I would be curious on kind of how you would describe a competitive fit there, because everyone else who has tried this in this space really hasn't been able to generate any type of meaningful traction in the sponsor arena.
Brian Graff^ Sure, so I would be happy to answer that. So first what I would say is that going back several quarters even now, one of the reasons that we went to the single BDC focused on sponsor finance was because of the size of our balance sheet, and our relationships we thought differentiated us in the field.
Certainly as we started to use that balance sheet to underwrite up to $400 million with the willingness to hold up to $150 million, as opposed to doing something less than half that size, maybe a quarter to a third of that, more typically done by many of the other BDCs out there and other lenders with smaller balance sheets. We have certainly seen that it has been able to give us a competitive advantage.
So whereas there's a few dozen competitors with $1 billion or so of asset composition and an ability to do $25 million to $40 million of hold sizes, there's many less. There's just a handful, as you know, that can participate in the size and certainty that we are providing today.
There's no question, and I've said on this call, that we face competition in this marketplace. You named several of them which are both competitors of ours and partners of ours. We've clubbed with many of those names that you have mentioned. They've partnered with us, depending on who has been the agent on a transaction, and we compete with them.

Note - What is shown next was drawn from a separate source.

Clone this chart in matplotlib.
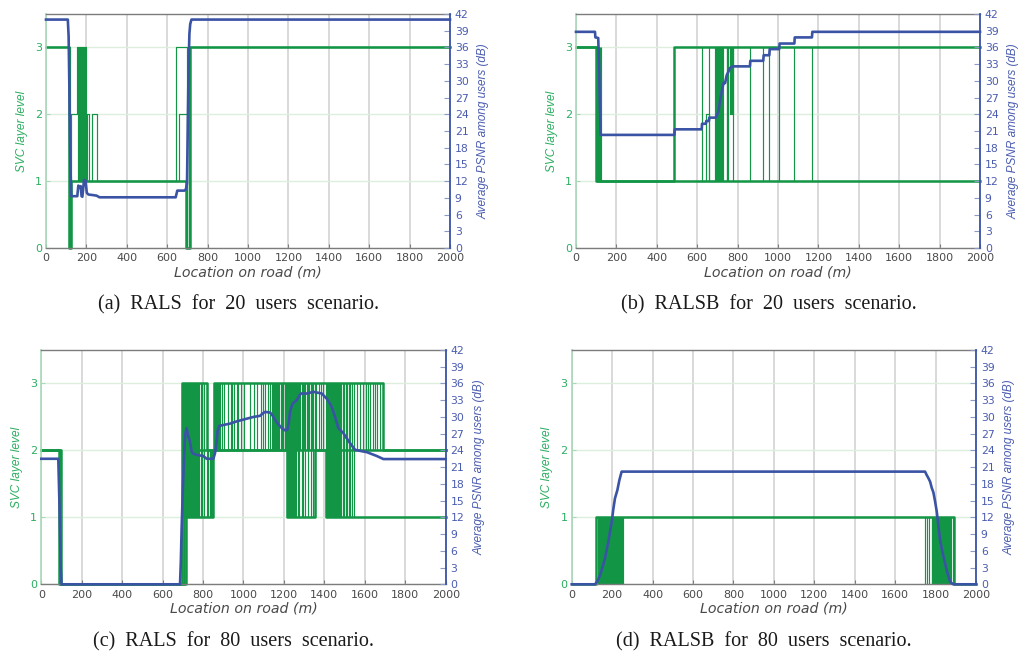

There are definitely reasons when it comes to each opportunity as to why a sponsor may select one provider of capital over another. There's speed, there's certainty, there's investment appetite. Some people like some sectors as opposed to others, and sometimes they will club us up.

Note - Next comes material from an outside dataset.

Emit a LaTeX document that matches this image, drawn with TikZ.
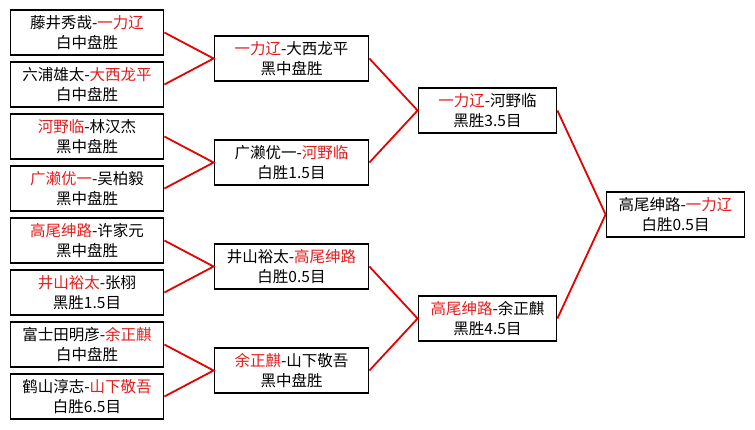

I would also say that it's rare to have one private equity sponsor who likes to go to one lender all of the time for every deal. They like to be able to go to a few different parties, just like you would on a normal business where'd you want to have several suppliers. You don't typically like to be locked into any one.

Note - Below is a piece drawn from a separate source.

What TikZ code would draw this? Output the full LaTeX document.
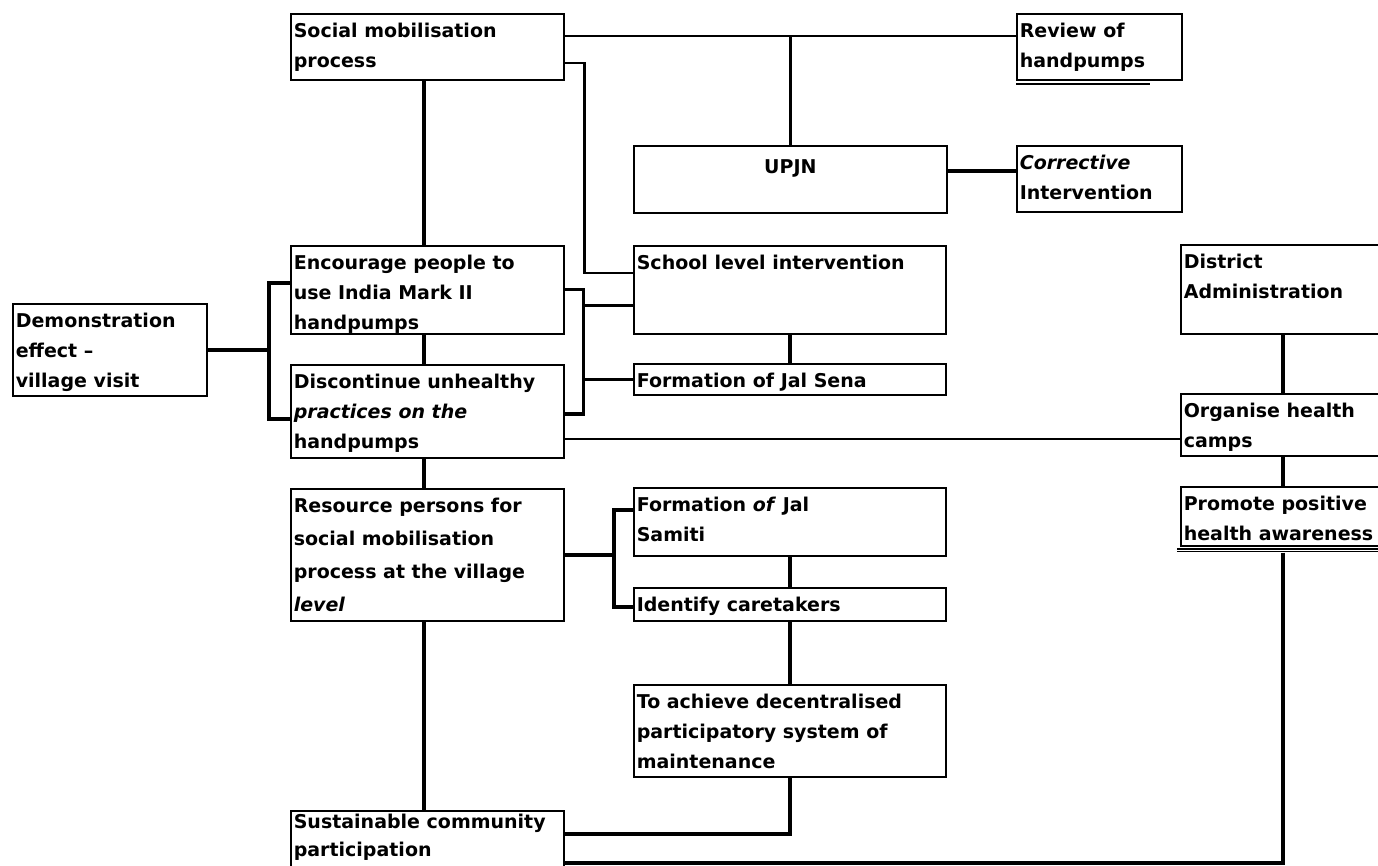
\documentclass[tikz,border=0pt]{standalone}
\usepackage{fontspec}
\setmainfont{DejaVu Sans}
\tikzset{
  box/.style={draw, line width=1.6pt, rectangle, inner sep=0pt, inner xsep=3pt,
    anchor=north west, font=\fontsize{19}{30}\selectfont\bfseries},
  lite/.style={line width=2.3pt},
  heavy/.style={line width=4.2pt},
  mid/.style={line width=3.4pt},
}
\newcommand\bx[6]{\node[box, minimum width=#4pt, minimum height=#5pt] (#1) at (#2,#3)
  {\parbox[c][#5pt][t]{\dimexpr#4pt-6pt\relax}{\raggedright\rule{0pt}{23.5pt}#6}};}
\begin{document}
\begin{tikzpicture}[x=1pt,y=-1pt]
\useasboundingbox (0,0) rectangle (1378,866);
\clip (0,0) rectangle (1378,866);
% boxes
\bx{soc}{290}{13}{273}{66}{Social mobilisation\\process}
\bx{rev}{1016}{13}{165}{66}{Review of\\handpumps}
\node[box, minimum width=313pt, minimum height=67pt] (upjn) at (633,145)
  {\parbox[c][67pt][t]{307pt}{\centering\rule{0pt}{28pt}UPJN}};
\bx{cor}{1016}{145}{165}{66}{\textit{Corrective}\\Intervention}
\bx{demo}{12}{303}{194}{92}{Demonstration\\effect --\\village visit}
\bx{enc}{290}{245}{273}{88}{Encourage people to\\use India Mark II\\handpumps}
\bx{dis}{290}{364}{273}{93}{Discontinue unhealthy\\\textit{practices on the}\\handpumps}
\bx{sch}{633}{245}{312}{88}{School level intervention}
\bx{sena}{633}{363}{312}{31}{Formation of Jal Sena}
\bx{dist}{1180}{244}{204}{89}{District\\Administration}
\bx{org}{1180}{393}{204}{62}{Organise health\\camps}
\bx{prom}{1180}{486}{204}{59}{Promote positive\\health awareness}
\bx{res}{290}{488}{273}{132}{\fontsize{19}{33}\selectfont\rule{0pt}{2pt}Resource persons for\\social mobilisation\\process at the village\\\textit{level}}
\bx{sam}{633}{487}{312}{68}{Formation \textit{of} Jal\\Samiti}
\bx{care}{633}{587}{312}{33}{Identify caretakers}
\bx{ach}{633}{684}{312}{92}{To achieve decentralised\\participatory system of\\maintenance}
\node[box, minimum width=273pt, minimum height=70pt] (sus) at (290,810)
  {\parbox[c][70pt][t]{267pt}{\fontsize{19}{28}\selectfont\raggedright\rule{0pt}{18pt}Sustainable community\\participation}};
% underlines
\draw[line width=1.8pt] ([yshift=-3.5pt]rev.south west) -- ++(134,0);
\draw[line width=1.3pt] ([shift={(-3pt,-2.5pt)}]prom.south west) -- ([yshift=-2.5pt]prom.south east);
\draw[line width=1.3pt] ([shift={(-3pt,-5pt)}]prom.south west) -- ([yshift=-5pt]prom.south east);
% top connectors
\draw[lite] ([yshift=11pt]soc.east) -- ([yshift=11pt]rev.west);
\draw[line width=2.8pt] (upjn.north) -- ++(0,-110);
\draw[lite] ([yshift=-16pt]soc.east) -- ++(20,0) |- ([yshift=17pt]sch.west);
\draw[heavy] ([xshift=-3pt]soc.south) -- ([xshift=-3pt]enc.north);
\coordinate (u1) at ([yshift=8pt]upjn.east);
\draw[heavy] (u1) -- (u1 -| cor.west);
% left bracket
\draw[heavy] ([xshift=-3pt]enc.south) -- ([xshift=-3pt]dis.north);
\draw[heavy] (demo.east) -- ++(61,0) coordinate (db);
\coordinate (e1) at ([yshift=7pt]enc.west);
\coordinate (d1) at ([yshift=-8pt]dis.west);
\draw[heavy] (e1) -- (e1 -| db) -- (d1 -| db) -- (d1);
% right bracket
\coordinate (rb) at ([xshift=19pt]enc.east);
\coordinate (d2) at ([yshift=-2.5pt]dis.east);
\draw[mid] (enc.east) -- (rb) -- (rb |- d2) -- (d2);
\coordinate (s2) at ([yshift=-16pt]sch.west);
\draw[mid] (s2 -| rb) -- (s2);
\draw[mid] (sena.west -| rb) -- (sena.west);
\draw[heavy] (sch.south) -- (sena.north);
% health camps
\coordinate (d3) at ([yshift=-27.5pt]dis.east);
\draw[lite] (d3) -- (d3 -| org.west);
\draw[heavy] (dist.south) -- (org.north);
\draw[heavy] (org.south) -- (prom.north);
\coordinate (s3) at ([yshift=-17pt]sus.east);
\draw[mid] ([yshift=-6pt]prom.south) |- (s3);
% lower part
\draw[heavy] ([xshift=-3pt]dis.south) -- ([xshift=-3pt]res.north);
\coordinate (rb2) at ([xshift=49pt]res.east);
\coordinate (m1) at ([yshift=12pt]sam.west);
\coordinate (c1) at ([yshift=-2.5pt]care.west);
\draw[heavy] (res.east) -- (rb2);
\draw[heavy] (m1) -- (m1 -| rb2) -- (c1 -| rb2) -- (c1);
\draw[heavy] (sam.south) -- (care.north);
\draw[heavy] (care.south) -- (ach.north);
\coordinate (s4) at ([yshift=12pt]sus.east);
\draw[mid] (ach.south) |- (s4);
\draw[heavy] ([xshift=-3pt]res.south) -- ([xshift=-3pt]sus.north);
\end{tikzpicture}
\end{document}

So we are looking not to obviously get all of the opportunities we would like in the marketplace. We are looking to get our fair share of them. And I think so far year-to-date, we have been illustrating our capability of doing that.
We have been originating more deals than we have in 2014 compared to 2015. We've been getting more traction direct with sponsors, and we are certainly having greater opportunities to invest in greater sized companies that would not have been there if not for our increased underwriting and hold sizes.
So I do think that we are showing a competitive ability to win opportunities. We see that in what I just mentioned, as well as the number of different sponsors that we are doing business with, and I think that that will continue.
Jonathan Bock^ Okay, great. Thank you.
Operator^ We have now completed the question-and-answer session. I would like to turn the call back over to Malon Wilkus for concluding remarks.
Malon Wilkus^ Folks, thanks for joining us today. We very much appreciate it, and we know you have a lot of material to look through and consider. And we look forward again in a quarter to have some more discussions with you. Take care.
Operator^ The conference has now concluded. An archive of this presentation will be available on ACAS's website, and a telephone recording of this call can be accessed through November 19 by dialing 877-344-7529, using the conference ID 10073273. Thank you for joining today's call. You may now disconnect.